Wystąpienie szefa FED nie przyniosło jakichś nowych elementów i widać było, że starał się on nie wystraszyć rynków, co sądząc po reakcji indeksów giełdowych chyba się udało. Pierwsza podwyżka stóp nadejdzie pewnie w marcu, a początek redukcji wielkości sumy bilansowej FED w dalszej części roku.
O ile ubiegłotygodniowa publikacja sprawozdania z grudniowego posiedzenia FOMC przestraszyła rynki ujawniając zamiary Rezerwy Federalnej szybszego niż się tego wcześniej spodziewano wycofywania się z prowadzonej od marca ub.r. ultra-łagodnej polityki pieniężnej, o tyle wczorajsze wystąpienie ubiegającego się o ponowną nominację na stanowisko przewodniczącego FED zostało przyjęte raczej spokojnie. Powell postrzegany raczej jako „gołąb” starał się zapewnić, że jakkolwiek walka z najwyższym od praktycznie 40 lat tempem inflacji w USA musi zostać rozpoczęta, to jednak będzie prowadzona w taki sposób by nie zaszkodzić gospodarce i rynkowi pracy. Czy to się w praktyce uda, zobaczymy w przyszłości. Obecnie oczekiwane jest zakończenie „druku” pieniądza w marcu i najprawdopodobniej początek podwyżek stóp procentowych w tym samym miesiącu.
Obecnie rynek oczekuje w tym roku 3-4 podwyżek stóp w USA i osiągnięcia przez oprocentowanie funduszy federalnych poziomu 1 proc. w pierwszym kwartale przyszłego roku.
Z tego punktu widzenia obecna sytuacja mogłaby się kojarzyć z jesienią 2015 (pierwsza podwyżka FED w grudniu 2015) czy też wiosną 2004 (pierwsza podwyżka stóp w czerwcu 2004).
Powell wspomniał też, że FED rozważa rozpoczęcie redukcji wielkości swej sumy bilansowej (obecnie wynoszącej 8,8 biliona dolarów) w dalszej części bieżącego roku.
W poprzednim cyklu gospodarczym zakończenie skupu aktywów nastąpiło pod koniec 2014 roku, zaś początek redukcji wielkości sumy bilansowej jesienią 2017.

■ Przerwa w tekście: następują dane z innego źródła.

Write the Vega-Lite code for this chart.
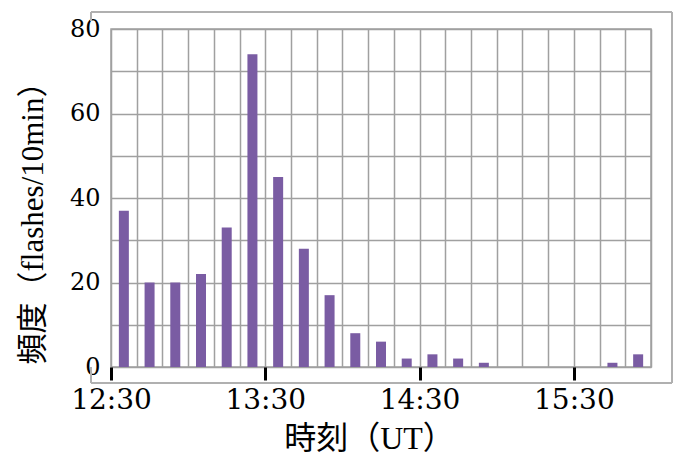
{
  "$schema": "https://vega.github.io/schema/vega-lite/v6.json",
  "width": 540,
  "height": 338,
  "autosize": "none",
  "padding": {"left": 111, "top": 29, "right": 22, "bottom": 90},
  "background": "white",
  "config": {"view": {"stroke": "#a0a0a0", "strokeWidth": 1.5}, "scale": {"continuousPadding": 0}},
  "resolve": {"axis": {"x": "independent", "y": "independent"}},
  "data": {
    "values": [
      {"time": "2000-01-01T12:30:00", "count": 37},
      {"time": "2000-01-01T12:40:00", "count": 20},
      {"time": "2000-01-01T12:50:00", "count": 20},
      {"time": "2000-01-01T13:00:00", "count": 22},
      {"time": "2000-01-01T13:10:00", "count": 33},
      {"time": "2000-01-01T13:20:00", "count": 74},
      {"time": "2000-01-01T13:30:00", "count": 45},
      {"time": "2000-01-01T13:40:00", "count": 28},
      {"time": "2000-01-01T13:50:00", "count": 17},
      {"time": "2000-01-01T14:00:00", "count": 8},
      {"time": "2000-01-01T14:10:00", "count": 6},
      {"time": "2000-01-01T14:20:00", "count": 2},
      {"time": "2000-01-01T14:30:00", "count": 3},
      {"time": "2000-01-01T14:40:00", "count": 2},
      {"time": "2000-01-01T14:50:00", "count": 1},
      {"time": "2000-01-01T15:00:00", "count": 0},
      {"time": "2000-01-01T15:10:00", "count": 0},
      {"time": "2000-01-01T15:20:00", "count": 0},
      {"time": "2000-01-01T15:30:00", "count": 0},
      {"time": "2000-01-01T15:40:00", "count": 1},
      {"time": "2000-01-01T15:50:00", "count": 3}
    ]
  },
  "layer": [
    {
      "mark": {"type": "bar", "width": 10, "xOffset": 12.86, "color": "#7a5ca3"},
      "encoding": {
        "x": {
          "field": "time",
          "type": "temporal",
          "title": "時刻（UT）",
          "scale": {
            "domain": [
              {"year": 2000, "month": 1, "date": 1, "hours": 12, "minutes": 30},
              {"year": 2000, "month": 1, "date": 1, "hours": 16, "minutes": 0}
            ],
            "nice": false
          },
          "axis": {
            "titleFont": "Liberation Serif, Noto Sans CJK JP",
            "titleFontSize": 32,
            "titleFontWeight": "normal",
            "titleColor": "black",
            "titleX": 258,
            "titleY": 71,
            "titleAlign": "center",
            "titleBaseline": "middle",
            "values": [
              {"year": 2000, "month": 1, "date": 1, "hours": 12, "minutes": 30},
              {"year": 2000, "month": 1, "date": 1, "hours": 12, "minutes": 40},
              {"year": 2000, "month": 1, "date": 1, "hours": 12, "minutes": 50},
              {"year": 2000, "month": 1, "date": 1, "hours": 13, "minutes": 0},
              {"year": 2000, "month": 1, "date": 1, "hours": 13, "minutes": 10},
              {"year": 2000, "month": 1, "date": 1, "hours": 13, "minutes": 20},
              {"year": 2000, "month": 1, "date": 1, "hours": 13, "minutes": 30},
              {"year": 2000, "month": 1, "date": 1, "hours": 13, "minutes": 40},
              {"year": 2000, "month": 1, "date": 1, "hours": 13, "minutes": 50},
              {"year": 2000, "month": 1, "date": 1, "hours": 14, "minutes": 0},
              {"year": 2000, "month": 1, "date": 1, "hours": 14, "minutes": 10},
              {"year": 2000, "month": 1, "date": 1, "hours": 14, "minutes": 20},
              {"year": 2000, "month": 1, "date": 1, "hours": 14, "minutes": 30},
              {"year": 2000, "month": 1, "date": 1, "hours": 14, "minutes": 40},
              {"year": 2000, "month": 1, "date": 1, "hours": 14, "minutes": 50},
              {"year": 2000, "month": 1, "date": 1, "hours": 15, "minutes": 0},
              {"year": 2000, "month": 1, "date": 1, "hours": 15, "minutes": 10},
              {"year": 2000, "month": 1, "date": 1, "hours": 15, "minutes": 20},
              {"year": 2000, "month": 1, "date": 1, "hours": 15, "minutes": 30},
              {"year": 2000, "month": 1, "date": 1, "hours": 15, "minutes": 40},
              {"year": 2000, "month": 1, "date": 1, "hours": 15, "minutes": 50},
              {"year": 2000, "month": 1, "date": 1, "hours": 16, "minutes": 0}
            ],
            "format": "%H:%M",
            "grid": true,
            "gridColor": "#a0a0a0",
            "gridWidth": 1.5,
            "domain": false,
            "ticks": true,
            "tickWidth": 3,
            "tickSize": 13,
            "tickColor": {"condition": {"test": "minutes(datum.value) == 30", "value": "black"}, "value": "transparent"},
            "labelExpr": "minutes(datum.value) == 30 ? datum.label : ''",
            "labelFont": "DejaVu Serif",
            "labelFontSize": 28,
            "labelColor": "black",
            "labelPadding": 6,
            "labelFlush": false,
            "labelOverlap": false
          }
        },
        "y": {
          "field": "count",
          "type": "quantitative",
          "title": "頻度（flashes/10min）",
          "scale": {"domain": [0, 80], "nice": false},
          "axis": {
            "titleFont": "Liberation Serif, Noto Sans CJK JP",
            "titleFontSize": 31,
            "titleFontWeight": "normal",
            "titleColor": "black",
            "titleAngle": 270,
            "titleX": -78,
            "titleY": 186,
            "titleAlign": "center",
            "titleBaseline": "middle",
            "values": [0, 10, 20, 30, 40, 50, 60, 70, 80],
            "grid": true,
            "gridColor": "#a0a0a0",
            "gridWidth": 1.5,
            "domain": false,
            "ticks": false,
            "labelExpr": "datum.value % 20 == 0 ? datum.label : ''",
            "labelFont": "DejaVu Serif",
            "labelFontSize": 24,
            "labelColor": "black",
            "labelPadding": 11
          }
        }
      }
    },
    {
      "mark": {"type": "rule", "color": "#b0b0b0", "strokeWidth": 1.5},
      "encoding": {
        "x": {"datum": {"year": 2000, "month": 1, "date": 1, "hours": 12, "minutes": 22, "seconds": 13}, "type": "temporal", "axis": null},
        "x2": {"datum": {"year": 2000, "month": 1, "date": 1, "hours": 16, "minutes": 8, "seconds": 10}},
        "y": {"datum": 84.02, "type": "quantitative", "axis": null}
      }
    },
    {
      "mark": {"type": "rule", "color": "#b0b0b0", "strokeWidth": 1.5},
      "encoding": {
        "x": {"datum": {"year": 2000, "month": 1, "date": 1, "hours": 12, "minutes": 22, "seconds": 13}, "type": "temporal", "axis": null},
        "x2": {"datum": {"year": 2000, "month": 1, "date": 1, "hours": 16, "minutes": 8, "seconds": 10}},
        "y": {"datum": -3.79, "type": "quantitative", "axis": null}
      }
    },
    {
      "mark": {"type": "rule", "color": "#b0b0b0", "strokeWidth": 1.5},
      "encoding": {
        "x": {"datum": {"year": 2000, "month": 1, "date": 1, "hours": 16, "minutes": 8, "seconds": 10}, "type": "temporal", "axis": null},
        "y": {"datum": -3.79, "type": "quantitative", "axis": null},
        "y2": {"datum": 84.02}
      }
    },
    {
      "mark": {"type": "rule", "color": "#b0b0b0", "strokeWidth": 1.5},
      "encoding": {
        "x": {"datum": {"year": 2000, "month": 1, "date": 1, "hours": 12, "minutes": 22, "seconds": 13}, "type": "temporal", "axis": null},
        "y": {"datum": -3.79, "type": "quantitative", "axis": null},
        "y2": {"datum": 0}
      }
    },
    {
      "mark": {"type": "rule", "color": "#b0b0b0", "strokeWidth": 1.5},
      "encoding": {
        "x": {"datum": {"year": 2000, "month": 1, "date": 1, "hours": 12, "minutes": 22, "seconds": 13}, "type": "temporal", "axis": null},
        "y": {"datum": 81.9, "type": "quantitative", "axis": null},
        "y2": {"datum": 84.02}
      }
    }
  ]
}
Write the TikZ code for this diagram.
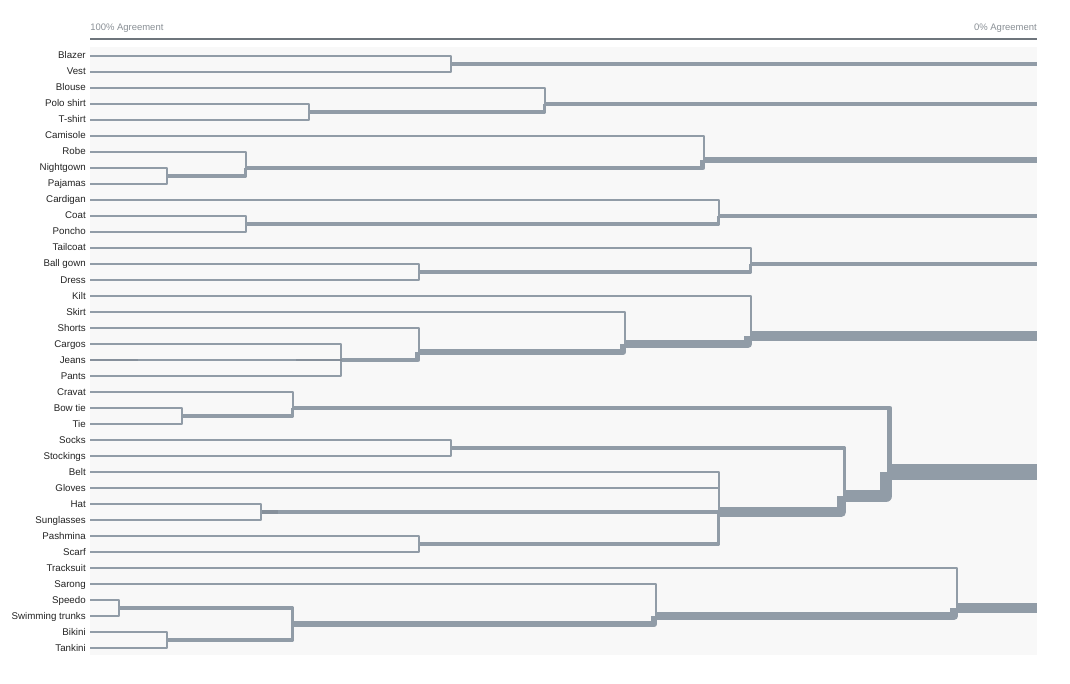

Rynki akcji uspokojone brakiem jakichś niespodzianek zareagowały wzrostami (S&P 500 +0,92 proc.), które dziś rano były generalnie kontynuowane w Azji (Nikkei 225 +1,92 proc.). Na plusach otworzyła się również Europa (DAX +0,47 proc.). Po wczorajszym silnym wzroście dziś rano nadal dobrze sobie radził nasz rynek (WIG-20 +1,39 proc., KGHM +4,24 proc., ponad 6-letnie maksimum kursu akcji Pekao, historyczne maksimum kursu akcji ING Banku Śląskiego). Reakcje cen pozostałych klas aktywów nie były zbyt silne: rentowności długoterminowych obligacji lekko spadły, dolar się nieco osłabił względem pozostałych głównych walut. Na rynku ropy można było mówić silniejszym ruchu w górę do najwyższego poziomu od pierwszej połowy listopada.
Dziś uwagę obserwatorów rynku będzie przyciągać publikacja danych na temat zachowania wskaźnika CPI w USA w grudniu (godz. 14:30).